___ RECORDED DATA ___

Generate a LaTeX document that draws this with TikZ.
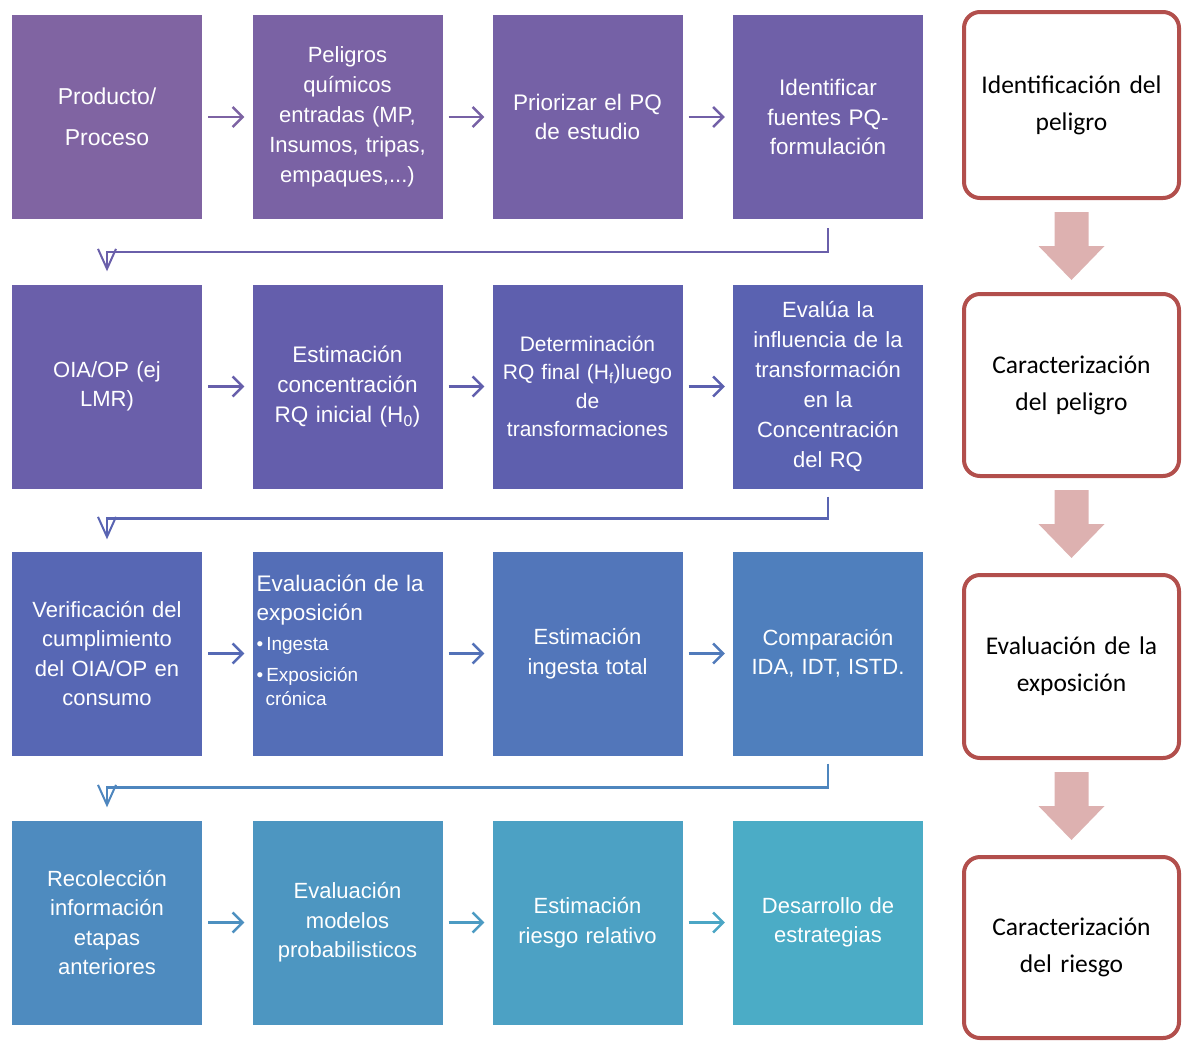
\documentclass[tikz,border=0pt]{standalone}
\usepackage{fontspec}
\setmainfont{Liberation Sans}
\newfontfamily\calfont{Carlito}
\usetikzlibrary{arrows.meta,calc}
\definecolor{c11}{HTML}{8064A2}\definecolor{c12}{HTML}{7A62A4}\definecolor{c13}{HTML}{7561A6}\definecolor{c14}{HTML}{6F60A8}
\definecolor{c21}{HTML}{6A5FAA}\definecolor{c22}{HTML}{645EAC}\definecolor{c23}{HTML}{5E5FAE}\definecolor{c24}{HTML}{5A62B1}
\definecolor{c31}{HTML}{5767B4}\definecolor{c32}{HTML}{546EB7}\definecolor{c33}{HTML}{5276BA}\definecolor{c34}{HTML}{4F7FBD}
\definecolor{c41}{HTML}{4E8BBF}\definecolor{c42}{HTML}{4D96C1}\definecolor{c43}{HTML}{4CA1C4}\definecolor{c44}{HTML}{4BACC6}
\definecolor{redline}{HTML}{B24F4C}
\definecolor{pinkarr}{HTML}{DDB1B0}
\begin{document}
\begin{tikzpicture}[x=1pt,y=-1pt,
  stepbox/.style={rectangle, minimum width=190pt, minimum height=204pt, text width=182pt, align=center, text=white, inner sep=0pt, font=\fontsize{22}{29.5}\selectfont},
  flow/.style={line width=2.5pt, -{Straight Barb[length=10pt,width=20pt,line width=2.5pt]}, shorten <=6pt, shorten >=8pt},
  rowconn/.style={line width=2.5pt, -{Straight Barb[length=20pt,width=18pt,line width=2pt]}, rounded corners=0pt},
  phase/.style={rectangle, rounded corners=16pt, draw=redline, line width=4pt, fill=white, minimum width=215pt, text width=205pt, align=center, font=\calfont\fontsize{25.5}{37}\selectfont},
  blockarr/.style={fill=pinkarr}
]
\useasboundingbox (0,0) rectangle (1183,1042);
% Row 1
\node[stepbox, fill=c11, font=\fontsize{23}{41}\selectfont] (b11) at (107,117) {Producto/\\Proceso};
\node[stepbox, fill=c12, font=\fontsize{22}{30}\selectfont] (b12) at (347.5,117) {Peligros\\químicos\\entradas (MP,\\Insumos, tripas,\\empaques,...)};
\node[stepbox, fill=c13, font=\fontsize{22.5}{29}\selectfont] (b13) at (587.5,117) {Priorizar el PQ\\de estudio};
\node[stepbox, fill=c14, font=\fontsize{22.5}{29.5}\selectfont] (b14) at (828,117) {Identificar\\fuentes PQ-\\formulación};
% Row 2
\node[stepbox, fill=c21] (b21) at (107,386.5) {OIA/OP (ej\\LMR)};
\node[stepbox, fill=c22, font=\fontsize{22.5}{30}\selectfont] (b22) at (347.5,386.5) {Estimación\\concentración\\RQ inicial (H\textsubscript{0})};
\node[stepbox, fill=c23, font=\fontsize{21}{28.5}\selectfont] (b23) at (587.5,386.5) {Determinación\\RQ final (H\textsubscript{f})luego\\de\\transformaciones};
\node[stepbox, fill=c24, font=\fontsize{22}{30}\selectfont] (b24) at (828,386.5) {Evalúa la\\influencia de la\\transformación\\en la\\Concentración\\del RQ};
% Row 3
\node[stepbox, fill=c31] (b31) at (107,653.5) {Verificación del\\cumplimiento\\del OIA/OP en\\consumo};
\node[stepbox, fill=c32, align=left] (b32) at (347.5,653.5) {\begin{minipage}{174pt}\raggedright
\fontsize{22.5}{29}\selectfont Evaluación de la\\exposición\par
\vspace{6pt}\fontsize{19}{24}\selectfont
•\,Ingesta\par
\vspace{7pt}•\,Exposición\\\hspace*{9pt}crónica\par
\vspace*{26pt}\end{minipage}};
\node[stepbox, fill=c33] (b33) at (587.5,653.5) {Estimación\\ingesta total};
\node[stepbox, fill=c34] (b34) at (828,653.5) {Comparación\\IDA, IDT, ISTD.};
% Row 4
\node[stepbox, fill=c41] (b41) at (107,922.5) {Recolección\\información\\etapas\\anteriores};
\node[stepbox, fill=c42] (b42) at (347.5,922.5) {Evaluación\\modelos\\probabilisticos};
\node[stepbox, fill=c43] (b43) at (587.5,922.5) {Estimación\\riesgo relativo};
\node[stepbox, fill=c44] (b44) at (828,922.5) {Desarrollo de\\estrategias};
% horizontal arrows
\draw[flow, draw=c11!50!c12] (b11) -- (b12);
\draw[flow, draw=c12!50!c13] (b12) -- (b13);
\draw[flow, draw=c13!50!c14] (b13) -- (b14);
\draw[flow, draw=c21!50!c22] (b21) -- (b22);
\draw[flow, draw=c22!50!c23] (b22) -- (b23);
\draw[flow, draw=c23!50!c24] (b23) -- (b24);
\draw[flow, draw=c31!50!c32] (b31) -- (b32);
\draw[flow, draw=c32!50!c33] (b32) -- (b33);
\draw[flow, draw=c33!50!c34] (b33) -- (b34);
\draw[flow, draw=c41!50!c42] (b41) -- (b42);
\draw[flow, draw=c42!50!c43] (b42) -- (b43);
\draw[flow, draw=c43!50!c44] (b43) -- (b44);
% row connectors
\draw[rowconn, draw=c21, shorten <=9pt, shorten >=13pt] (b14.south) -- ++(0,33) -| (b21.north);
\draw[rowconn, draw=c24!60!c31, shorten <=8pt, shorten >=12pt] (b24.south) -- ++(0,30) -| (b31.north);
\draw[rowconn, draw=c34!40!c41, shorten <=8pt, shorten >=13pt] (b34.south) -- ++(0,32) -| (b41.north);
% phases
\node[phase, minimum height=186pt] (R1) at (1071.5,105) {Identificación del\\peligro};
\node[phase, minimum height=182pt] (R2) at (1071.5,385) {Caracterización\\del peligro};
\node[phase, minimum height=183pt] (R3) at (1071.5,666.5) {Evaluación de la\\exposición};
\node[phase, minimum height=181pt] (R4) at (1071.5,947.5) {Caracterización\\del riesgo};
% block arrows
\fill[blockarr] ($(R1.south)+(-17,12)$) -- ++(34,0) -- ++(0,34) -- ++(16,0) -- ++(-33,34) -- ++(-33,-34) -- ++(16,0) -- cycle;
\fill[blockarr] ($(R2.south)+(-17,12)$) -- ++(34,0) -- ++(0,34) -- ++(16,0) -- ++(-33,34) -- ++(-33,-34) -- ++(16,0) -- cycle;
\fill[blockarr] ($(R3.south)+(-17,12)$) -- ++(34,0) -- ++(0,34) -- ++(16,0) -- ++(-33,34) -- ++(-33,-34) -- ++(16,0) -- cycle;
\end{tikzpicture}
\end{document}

___

→ **WORK INSTRUCTIONS**
Quote the listing above in full, except for the pictures.

→ **WRITTEN RESPONSE**
Generate a LaTeX document that draws this with TikZ.
\documentclass[tikz,border=0pt]{standalone}
\usepackage{fontspec}
\setmainfont{Liberation Sans}
\newfontfamily\calfont{Carlito}
\usetikzlibrary{arrows.meta,calc}
\definecolor{c11}{HTML}{8064A2}\definecolor{c12}{HTML}{7A62A4}\definecolor{c13}{HTML}{7561A6}\definecolor{c14}{HTML}{6F60A8}
\definecolor{c21}{HTML}{6A5FAA}\definecolor{c22}{HTML}{645EAC}\definecolor{c23}{HTML}{5E5FAE}\definecolor{c24}{HTML}{5A62B1}
\definecolor{c31}{HTML}{5767B4}\definecolor{c32}{HTML}{546EB7}\definecolor{c33}{HTML}{5276BA}\definecolor{c34}{HTML}{4F7FBD}
\definecolor{c41}{HTML}{4E8BBF}\definecolor{c42}{HTML}{4D96C1}\definecolor{c43}{HTML}{4CA1C4}\definecolor{c44}{HTML}{4BACC6}
\definecolor{redline}{HTML}{B24F4C}
\definecolor{pinkarr}{HTML}{DDB1B0}
\begin{document}
\begin{tikzpicture}[x=1pt,y=-1pt,
  stepbox/.style={rectangle, minimum width=190pt, minimum height=204pt, text width=182pt, align=center, text=white, inner sep=0pt, font=\fontsize{22}{29.5}\selectfont},
  flow/.style={line width=2.5pt, -{Straight Barb[length=10pt,width=20pt,line width=2.5pt]}, shorten <=6pt, shorten >=8pt},
  rowconn/.style={line width=2.5pt, -{Straight Barb[length=20pt,width=18pt,line width=2pt]}, rounded corners=0pt},
  phase/.style={rectangle, rounded corners=16pt, draw=redline, line width=4pt, fill=white, minimum width=215pt, text width=205pt, align=center, font=\calfont\fontsize{25.5}{37}\selectfont},
  blockarr/.style={fill=pinkarr}
]
\useasboundingbox (0,0) rectangle (1183,1042);
% Row 1
\node[stepbox, fill=c11, font=\fontsize{23}{41}\selectfont] (b11) at (107,117) {Producto/\\Proceso};
\node[stepbox, fill=c12, font=\fontsize{22}{30}\selectfont] (b12) at (347.5,117) {Peligros\\químicos\\entradas (MP,\\Insumos, tripas,\\empaques,...)};
\node[stepbox, fill=c13, font=\fontsize{22.5}{29}\selectfont] (b13) at (587.5,117) {Priorizar el PQ\\de estudio};
\node[stepbox, fill=c14, font=\fontsize{22.5}{29.5}\selectfont] (b14) at (828,117) {Identificar\\fuentes PQ-\\formulación};
% Row 2
\node[stepbox, fill=c21] (b21) at (107,386.5) {OIA/OP (ej\\LMR)};
\node[stepbox, fill=c22, font=\fontsize{22.5}{30}\selectfont] (b22) at (347.5,386.5) {Estimación\\concentración\\RQ inicial (H\textsubscript{0})};
\node[stepbox, fill=c23, font=\fontsize{21}{28.5}\selectfont] (b23) at (587.5,386.5) {Determinación\\RQ final (H\textsubscript{f})luego\\de\\transformaciones};
\node[stepbox, fill=c24, font=\fontsize{22}{30}\selectfont] (b24) at (828,386.5) {Evalúa la\\influencia de la\\transformación\\en la\\Concentración\\del RQ};
% Row 3
\node[stepbox, fill=c31] (b31) at (107,653.5) {Verificación del\\cumplimiento\\del OIA/OP en\\consumo};
\node[stepbox, fill=c32, align=left] (b32) at (347.5,653.5) {\begin{minipage}{174pt}\raggedright
\fontsize{22.5}{29}\selectfont Evaluación de la\\exposición\par
\vspace{6pt}\fontsize{19}{24}\selectfont
•\,Ingesta\par
\vspace{7pt}•\,Exposición\\\hspace*{9pt}crónica\par
\vspace*{26pt}\end{minipage}};
\node[stepbox, fill=c33] (b33) at (587.5,653.5) {Estimación\\ingesta total};
\node[stepbox, fill=c34] (b34) at (828,653.5) {Comparación\\IDA, IDT, ISTD.};
% Row 4
\node[stepbox, fill=c41] (b41) at (107,922.5) {Recolección\\información\\etapas\\anteriores};
\node[stepbox, fill=c42] (b42) at (347.5,922.5) {Evaluación\\modelos\\probabilisticos};
\node[stepbox, fill=c43] (b43) at (587.5,922.5) {Estimación\\riesgo relativo};
\node[stepbox, fill=c44] (b44) at (828,922.5) {Desarrollo de\\estrategias};
% horizontal arrows
\draw[flow, draw=c11!50!c12] (b11) -- (b12);
\draw[flow, draw=c12!50!c13] (b12) -- (b13);
\draw[flow, draw=c13!50!c14] (b13) -- (b14);
\draw[flow, draw=c21!50!c22] (b21) -- (b22);
\draw[flow, draw=c22!50!c23] (b22) -- (b23);
\draw[flow, draw=c23!50!c24] (b23) -- (b24);
\draw[flow, draw=c31!50!c32] (b31) -- (b32);
\draw[flow, draw=c32!50!c33] (b32) -- (b33);
\draw[flow, draw=c33!50!c34] (b33) -- (b34);
\draw[flow, draw=c41!50!c42] (b41) -- (b42);
\draw[flow, draw=c42!50!c43] (b42) -- (b43);
\draw[flow, draw=c43!50!c44] (b43) -- (b44);
% row connectors
\draw[rowconn, draw=c21, shorten <=9pt, shorten >=13pt] (b14.south) -- ++(0,33) -| (b21.north);
\draw[rowconn, draw=c24!60!c31, shorten <=8pt, shorten >=12pt] (b24.south) -- ++(0,30) -| (b31.north);
\draw[rowconn, draw=c34!40!c41, shorten <=8pt, shorten >=13pt] (b34.south) -- ++(0,32) -| (b41.north);
% phases
\node[phase, minimum height=186pt] (R1) at (1071.5,105) {Identificación del\\peligro};
\node[phase, minimum height=182pt] (R2) at (1071.5,385) {Caracterización\\del peligro};
\node[phase, minimum height=183pt] (R3) at (1071.5,666.5) {Evaluación de la\\exposición};
\node[phase, minimum height=181pt] (R4) at (1071.5,947.5) {Caracterización\\del riesgo};
% block arrows
\fill[blockarr] ($(R1.south)+(-17,12)$) -- ++(34,0) -- ++(0,34) -- ++(16,0) -- ++(-33,34) -- ++(-33,-34) -- ++(16,0) -- cycle;
\fill[blockarr] ($(R2.south)+(-17,12)$) -- ++(34,0) -- ++(0,34) -- ++(16,0) -- ++(-33,34) -- ++(-33,-34) -- ++(16,0) -- cycle;
\fill[blockarr] ($(R3.south)+(-17,12)$) -- ++(34,0) -- ++(0,34) -- ++(16,0) -- ++(-33,34) -- ++(-33,-34) -- ++(16,0) -- cycle;
\end{tikzpicture}
\end{document}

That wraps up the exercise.